2. Mais où est cette heureuse vie ? où donc est-elle ? Oh 1 si elle existait, elle rejetterait les atomes d’Épicure. Oh ! si elle existait, elle saurait qu’il n’y a rien au-dessous du monde. Oh ! si elle existait, elle saurait que l’extrémité d’une sphère tourne plus lentement que son milieu, et autres choses semblables qui me sont pareillement connues. Mais comment et à quel degré suis-je heureux, moi qui ignore pourquoi le monde est grand comme il est, avec des figures qui ne l’empêcheraient pas d’être infiniment plus grand ? Comment ne me dirait-on pas, ou plutôt comment ne serions-nous pas forcés d’avouer que les corps sont divisibles à l’infini, de manière que d’un corps, quel qu’il puisse être, il sortira toujours, pour former une grandeur déterminée, un nombre certain de petits corps ? Ainsi donc, comme il n’y a pas de corps dont on doive dire qu’il est le plus petit possible, pourquoi dirions-nous que le monde est si grand qu’un plus grand ne peut pas être ? à moins par hasard qu’il n’y ait une importante vérité dans ce que je dis un jour secrètement a Alype, savoir que le nombre intelligible croît jusqu’à l’infini sans pouvoir subir cependant une diminution infinie, car on ne trouve rien au-dessous de l’unité, et qu’au contraire le nombre sensible (et quel nombre sensible y a-t-il que la quantité des corps ?) peut diminuer et non pas croître jusqu’à l’infini. Et c’est pourquoi peut-être les philosophes font consister les richesses dans les choses intelligibles et la pauvreté dans les choses sensibles. Quoi de plus malheureux en effet que de pouvoir toujours aller en diminuant ? Et quelle heureuse richesse au contraire que de croître tant qu’on veut, d’aller où l’on veut, de revenir quand on veut, jusqu’où l’on veut, et de beaucoup aimer ce qui ne peut jamais diminuer ! Car quiconque comprend ces nombres n’aime rien tant que l’unité ; ce qui n’est pas étonnant, puisque c’est par elle qu’on aime le reste. Mais, encore une fois, pourquoi le monde est-il grand comme il est ? il pouvait l’être un peu plus ou un peu moins. Je l’ignore. Il est ainsi. Et pourquoi occupe-t-il tel point de l’espace plutôt que tel autre ? On ne doit faire sur cela aucune question, car une nouvelle question resterait toujours à faire. Ce qui me préoccupait beaucoup, c’est que les corps se divisent jusqu’à l’infini ; peut-être y a-t-il été répondu, en parlant de la force contraire du nombre intelligible.

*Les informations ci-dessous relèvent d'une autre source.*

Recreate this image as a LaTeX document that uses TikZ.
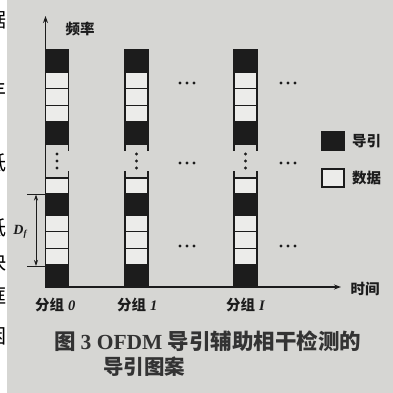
\documentclass[tikz,border=0pt]{standalone}
\usepackage{fontspec}
\setmainfont{Liberation Serif}
\newfontfamily\cjk{Noto Sans CJK SC}
\newfontfamily\lat{Liberation Serif}
\usetikzlibrary{arrows.meta}
\definecolor{bgc}{RGB}{214,214,211}
\definecolor{ink}{RGB}{28,28,28}
\definecolor{cellc}{RGB}{236,236,234}
\tikzset{
  pilot/.style={fill=ink,draw=ink,line width=1.4pt},
  datac/.style={fill=cellc,draw=ink,line width=1.4pt},
  rail/.style={draw=ink,line width=1.4pt},
  axisline/.style={draw=ink,line width=1.2pt},
  dimline/.style={draw=ink,line width=0.9pt},
  lbl/.style={font=\cjk\bfseries\fontsize{14.5}{14.5}\selectfont,text=ink,inner sep=0pt},
  captext/.style={font=\cjk\bfseries\fontsize{21.5}{21.5}\selectfont,text=ink!90,inner sep=0pt},
  edgechar/.style={font=\cjk\fontsize{20}{20}\selectfont,text=black,inner sep=0pt},
  dotc/.style={fill=ink}
}
\begin{document}
\begin{tikzpicture}[x=1pt,y=-1pt]
\useasboundingbox (0,0) rectangle (393,393);
\fill[bgc] (0,0) rectangle (393,393);
\fill[white] (0,0) rectangle (7,393);
\begin{scope}
\clip (0,0) rectangle (7,393);
\node[edgechar] (e1) at (-3,20) {据};
\node[edgechar] (e2) at (-3,56) {，};
\node[edgechar] (e3) at (-3,90) {丰};
\node[edgechar] (e4) at (-3,124) {）};
\node[edgechar] (e5) at (-3,163) {低};
\node[edgechar] (e6) at (-3,192) {，};
\node[edgechar] (e7) at (-3,228) {低};
\node[edgechar] (e8) at (-3,262) {快};
\node[edgechar] (e9) at (-3,296) {框};
\node[edgechar] (e10) at (-3,336) {困};
\end{scope}

% columns
\foreach \cx in {45.5,125,234} {
  \fill[pilot] (\cx,50) rectangle ++(23,22);
  \draw[datac] (\cx,72) rectangle ++(23,16.67);
  \draw[datac] (\cx,88.67) rectangle ++(23,16.67);
  \draw[datac] (\cx,105.33) rectangle ++(23,16.67);
  \fill[pilot] (\cx,122) rectangle ++(23,22);
  \draw[rail] (\cx,144) -- ++(0,7);
  \draw[rail] (\cx+23,144) -- ++(0,7);
  \fill[dotc] (\cx+11.5,154) circle (1.7);
  \fill[dotc] (\cx+11.5,161) circle (1.7);
  \fill[dotc] (\cx+11.5,168) circle (1.7);
  \draw[rail] (\cx,171) -- ++(0,7);
  \draw[rail] (\cx+23,171) -- ++(0,7);
  \draw[datac] (\cx,178) rectangle ++(23,16);
  \fill[pilot] (\cx,194) rectangle ++(23,21);
  \draw[datac] (\cx,215) rectangle ++(23,16.67);
  \draw[datac] (\cx,231.67) rectangle ++(23,16.67);
  \draw[datac] (\cx,248.33) rectangle ++(23,16.67);
  \fill[pilot] (\cx,265) rectangle ++(23,22);
}

% horizontal ellipses
\foreach \dx in {180,281} {
  \foreach \dy in {83,163,246} {
    \foreach \k in {0,7,14} {
      \fill[dotc] (\dx+\k,\dy) circle (1.7);
    }
  }
}

% axes
\coordinate (o) at (45.5,287);
\coordinate (ytop) at (45.5,16);
\coordinate (xend) at (341,287);
\draw[axisline,-{Stealth[length=7pt,width=5pt]}] (o) -- (ytop);
\draw[axisline,-{Stealth[length=7pt,width=5pt]}] (o) -- (xend);
\node[lbl] (freq) at (80,29) {频率};
\node[lbl] (time) at (365,289) {时间};

% D_f dimension
\coordinate (d1l) at (27,194.5);
\coordinate (d1r) at (45.5,194.5);
\coordinate (d2l) at (27,266);
\coordinate (d2r) at (45.5,266);
\coordinate (d1) at (36,194.5);
\coordinate (d2) at (36,266);
\draw[dimline] (d1l) -- (d1r);
\draw[dimline] (d2l) -- (d2r);
\draw[dimline,{Stealth[length=6pt,width=4pt]}-{Stealth[length=6pt,width=4pt]}] (d1) -- (d2);
\node[inner sep=0pt,text=ink] (df) at (20,232) {\lat\bfseries\itshape\fontsize{14}{14}\selectfont D\raisebox{-2.5pt}{\fontsize{9}{9}\selectfont f}};

% legend
\fill[pilot] (322,132) rectangle (344,150);
\draw[datac] (322,169) rectangle (344,187);
\node[lbl,anchor=west] (lp) at (352,141) {导引};
\node[lbl,anchor=west] (ld) at (352,178) {数据};

% group labels
\node[lbl,anchor=west] (g0) at (35,305) {分组\hspace{4pt}{\lat\bfseries\itshape 0}};
\node[lbl,anchor=west] (g1) at (117,305) {分组\hspace{4pt}{\lat\bfseries\itshape 1}};
\node[lbl,anchor=west] (g2) at (226,305) {分组\hspace{4pt}{\lat\bfseries\itshape I}};

% caption
\node[captext,anchor=west] (c1) at (54,341) {图\hspace{5pt}{\lat\bfseries 3 OFDM}\hspace{5pt}导引辅助相干检测的};
\node[captext,anchor=west,font=\cjk\bfseries\fontsize{20.5}{20.5}\selectfont] (c2) at (103,367) {导引图案};
\end{tikzpicture}
\end{document}
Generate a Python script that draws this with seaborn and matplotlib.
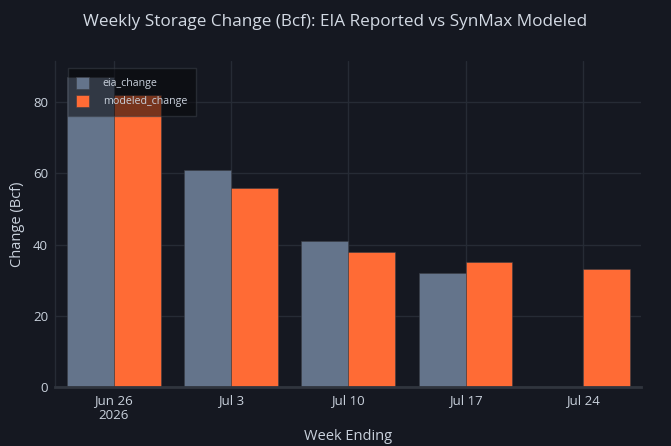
import numpy as np
import pandas as pd
import matplotlib
matplotlib.use("Agg")
import matplotlib.pyplot as plt
import seaborn as sns

#-------------------------------------------------------------------------------
#   chart data
#-------------------------------------------------------------------------------
weeks = ["2026-06-26", "2026-07-03", "2026-07-10", "2026-07-17", "2026-07-24"]
tick_labels = ["Jun 26\n2026", "Jul 3", "Jul 10", "Jul 17", "Jul 24"]
eia_change = [87, 61, 41, 32, np.nan]
modeled_change = [82, 56, 38, 35, 33]
series_names = ["eia_change", "modeled_change"]

bg = "#151821"
grid = "#262b35"
text_col = "#c9d1dc"
colors = {"eia_change": "#64748b", "modeled_change": "#ff6b35"}

df = pd.DataFrame({"week": weeks, "eia_change": eia_change, "modeled_change": modeled_change})
long_df = df.melt(id_vars="week", value_vars=series_names, var_name="series", value_name="change")

sns.set_theme(style="dark")
plt.rcParams["font.family"] = ["Open Sans", "DejaVu Sans"]

fig = plt.figure(figsize=(6.71, 4.46), dpi=100, facecolor=bg)
ax = fig.add_axes([0.082, 0.133, 0.874, 0.730])
ax.set_facecolor(bg)

sns.barplot(data=long_df, x="week", y="change", hue="series", hue_order=series_names,
            palette=colors, order=weeks, width=0.8, saturation=1,
            edgecolor="#3a3d44", linewidth=0.4, ax=ax, zorder=2)

ax.set_xlim(-0.5, len(weeks) - 0.5)
ax.set_ylim(0, 91.6)
ax.set_yticks([0, 20, 40, 60, 80])
ax.set_xticks(range(len(weeks)))
ax.set_xticklabels(tick_labels)

ax.grid(True, color=grid, linewidth=1, zorder=0)
ax.set_axisbelow(True)
for side in ["top", "right"]:
    ax.spines[side].set_visible(False)
ax.spines["left"].set_color(grid)
ax.spines["left"].set_linewidth(1)
ax.spines["bottom"].set_color("#30353e")
ax.spines["bottom"].set_linewidth(2)
ax.spines["bottom"].set_zorder(3)

ax.tick_params(axis="both", colors=text_col, labelsize=9.5, length=0, pad=5)
ax.set_xlabel("Week Ending", color=text_col, fontsize=10.5, labelpad=5)
ax.set_ylabel("Change (Bcf)", color=text_col, fontsize=10.5, labelpad=6)

fig.suptitle("Weekly Storage Change (Bcf): EIA Reported vs SynMax Modeled",
             color="#d3dae4", fontsize=12.3, x=0.5, y=0.951, va="center")

leg = ax.legend(loc="upper left", bbox_to_anchor=(0.022, 0.978), frameon=True,
                fontsize=7.7, handlelength=1.15, handleheight=1.35, borderpad=0.8,
                labelspacing=0.5, handletextpad=1.3, fancybox=False, borderaxespad=0)
leg.get_frame().set_facecolor("#07080b")
leg.get_frame().set_alpha(0.55)
leg.get_frame().set_edgecolor("#3a3f48")
leg.get_frame().set_linewidth(1)
leg.set_title(None)
for t in leg.get_texts():
    t.set_color(text_col)
leg.set_zorder(5)

fig.savefig("out.png", dpi=100, facecolor=bg)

3. Mais attendez. Voyons, disais-je encore, ce je ne sais quoi qui se présente à mon esprit. Ce monde sensible est assurément l’image de je ne sais quel autre monde intelligible. Or, il y a quelque chose de merveilleux dans la façon dont les miroirs nous retracent les images ; quelque grands qu’ils soient, ils n’agrandissent pas les images, celles même des plus petits corps ; les petits miroirs au contraire, comme les prunelles des yeux, diminuent les plus grandes images [1] On diminue donc les images des corps en diminuant les miroirs, et, si vous les augmentez, vous n’augmentez pas les images. Il y a là certainement

  1. Ce qui est vrai des miroirs qui ne sont pas en verre.